Na rynku swojego czasu triumfowały też tytuły takie jak: „7-dniowa dieta mleczna dla kobiet”, „Jak odchudzić męża o 20 kilogramów. Poradnik, który uratuje życie twojemu ukochanemu”, „Dieta alkoholika”, „Jak odchudzić się przy minimalnych chęciach”, czy „To grzech być grubasem”.

Porady z tych książek przetrwały do dziś. Bo kto nie słyszał o diecie ciasteczkowej, ananasowej, porowej czy „na Śpiącą Królewnę”? Ta ostatnia wykiełkowała w 1976 roku i zakłada, że za każdym razem, gdy poczujemy głód, powinniśmy położyć się spać. A jeśli mamy problemy z wejściem w objęcia Morfeusza, to trzeba sięgnąć po tabletki nasenne.

Opisane wyżej poradniki odchodzą lub na dobre odeszły do lamusa, ale rynek książek o dietach ma się dobrze. Wystarczy zaznaczyć, że co roku książki o treningach Ewy Chodakowskiej rozchodzą się w rekordowych nakładach – w 2016 roku trening BIKINI sprzedał się w ponad 8 mln kopii.

Zapytaliśmy dietetyków z wieloletnim doświadczeniem, co oni sądzą o popularności tych książek.

- Nie bez powodu na szczycie bestsellerów wśród książek o zdrowym odżywianiu się, coraz częściej pojawiają się te traktujące o odchudzaniu. Choć zmieniła się świadomość żywieniowa wielu Polaków i więcej dbamy o własne zdrowie, cały czas dużo osób próbuje znaleźć drogę na skróty - komentuje dietetyk Magdalena Hermanowska. - W gabinecie nieraz spotykam się z pacjentami, którzy chcą szybko i bezboleśnie pozbyć się nadmiernych kilogramów. Wierzą w modne diety, tabletki odchudzające czy niskokaloryczne jadłospisy, które zamiast rozkręcać metabolizm, skutkują tyciem. Czasem wolą książki od specjalistów ze wstydu i poczucia klęski z powodu poprzednich prób odchudzania, ale także ze strachu, że znowu może się nie udać. Chwytliwe hasła i „gwarancja sukcesu” działają dużo szybciej niż długi proces zmieniania stylu życia.

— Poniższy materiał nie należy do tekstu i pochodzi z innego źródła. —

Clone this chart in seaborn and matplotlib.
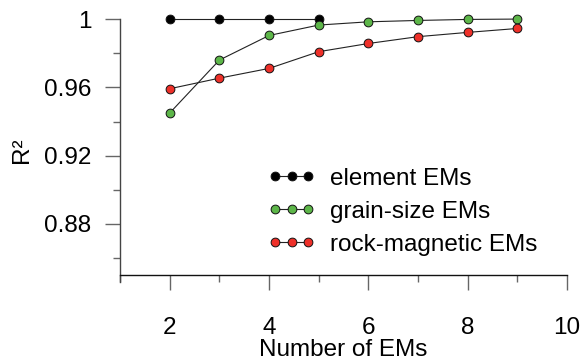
import matplotlib
matplotlib.use("Agg")
import matplotlib.pyplot as plt
import seaborn as sns
import pandas as pd
from matplotlib.ticker import FixedLocator

# Goodness of fit (R²) against the number of end-members
n_element = [2, 3, 4, 5]
r2_element = [1.0, 1.0, 1.0, 1.0]

n_grain = [2, 3, 4, 5, 6, 7, 8, 9]
r2_grain = [0.945, 0.976, 0.9904, 0.9965, 0.9984, 0.9992, 0.9998, 1.0]

n_rock = [2, 3, 4, 5, 6, 7, 8, 9]
r2_rock = [0.9592, 0.9654, 0.9711, 0.9809, 0.9857, 0.9897, 0.9922, 0.9945]

x_ticks = [2, 4, 6, 8, 10]
y_ticks = [0.88, 0.92, 0.96, 1.0]
y_tick_labels = ["0.88", "0.92", "0.96", "1"]

series = [
    ("element EMs", n_element, r2_element, "#000000"),
    ("grain-size EMs", n_grain, r2_grain, "#5DB649"),
    ("rock-magnetic EMs", n_rock, r2_rock, "#EE3029"),
]

sns.set_style("white")
plt.rcParams["font.family"] = ["Liberation Sans", "DejaVu Sans"]
plt.rcParams["text.color"] = "black"
plt.rcParams["axes.labelcolor"] = "black"
plt.rcParams["xtick.color"] = "black"
plt.rcParams["ytick.color"] = "black"

FS = 17.5

fig = plt.figure(figsize=(5.83, 3.6), dpi=100)
ax = fig.add_axes([0.206, 0.2167, 0.7666, 0.7303])

for label, xs, ys, face in series:
    df = pd.DataFrame({"n": xs, "r2": ys})
    sns.lineplot(data=df, x="n", y="r2", ax=ax, color="#222222", lw=0.8,
                 marker="o", markersize=6.3, markerfacecolor=face,
                 markeredgecolor="#111111", markeredgewidth=0.7,
                 label=label, clip_on=False, zorder=3)

ax.set_xlim(1, 10)
ax.set_ylim(0.846, 1.0)

ax.xaxis.set_major_locator(FixedLocator(x_ticks))
ax.xaxis.set_minor_locator(FixedLocator([1, 3, 5, 7, 9]))
ax.yaxis.set_major_locator(FixedLocator(y_ticks))
ax.yaxis.set_minor_locator(FixedLocator([0.86, 0.90, 0.94, 0.98]))
ax.set_yticklabels(y_tick_labels)
ax.set_xticklabels([str(v) for v in x_ticks])

for side in ("top", "right"):
    ax.spines[side].set_visible(False)
ax.spines["bottom"].set_position(("data", 0.85))
ax.spines["bottom"].set_color("#111111")
ax.spines["left"].set_color("#444444")
ax.spines["bottom"].set_linewidth(1.0)
ax.spines["left"].set_linewidth(1.0)

ax.tick_params(axis="both", which="both", bottom=True, left=True,
               direction="out")
ax.tick_params(axis="both", which="major", length=10.8, width=1.0,
               color="#666666", labelsize=FS, labelcolor="black")
ax.tick_params(axis="both", which="minor", length=5.3, width=1.0,
               color="#666666")
ax.tick_params(axis="x", which="major", pad=19)
ax.tick_params(axis="y", which="major", pad=10)

ax.set_xlabel("Number of EMs", fontsize=FS, labelpad=0)
ax.set_ylabel("R²", fontsize=FS, labelpad=8)

leg = ax.legend(loc="upper left", bbox_to_anchor=(0.331, 0.435), numpoints=3,
                frameon=False, fontsize=FS, handlelength=1.95,
                handletextpad=0.6, labelspacing=0.45, borderaxespad=0,
                borderpad=0)

fig.savefig("out.png", dpi=100)
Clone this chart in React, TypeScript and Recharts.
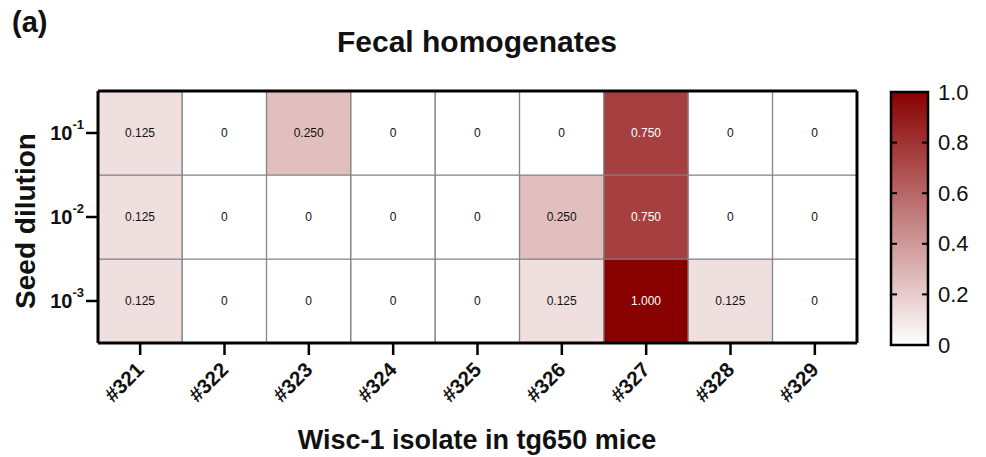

Dlatego, często zamiast profesjonalnej opieki, wybierają poradniki i liczą na cud. Książka nie wymaga bowiem zaangażowania i interakcji, a jedynie dobrze się czyta.

- Należy zwrócić uwagę na to, że owe poradniki są przygotowane dla ogólnej grupy ludzi, co powinno sugerować nam, że nie są odpowiednie dla każdego z osobna, biorąc pod uwagę jego indywidualne uwarunkowania, potrzeby organizmu czy schorzenia - przyznaje Dominika Sikora, dietetyk Naturhouse. - Nierzadko informacje w nich zawarte nie bazują na rzetelnych źródłach i sprawdzonych badaniach, a jedynie na ogólnych wzmiankach i dopisanych do nich filozofiach. Warto mieć to na uwadze, zanim wprowadzimy sugerowane zmiany w naszej diecie. Najlepszym rozwiązaniem jest więc konsultacja ze specjalistą. Dietetyk po pełnym wywiadzie zdrowotnym i żywieniowym, badaniu składu ciała i określeniu niezbędnych wskaźników (m.in. BMI) dobierze odpowiednią kurację, która będzie zdrowa i skuteczna, a przede wszystkim uwzględni potrzeby naszego organizmu, tryb życia, aktywność fizyczną czy upodobania smakowe - dodaje.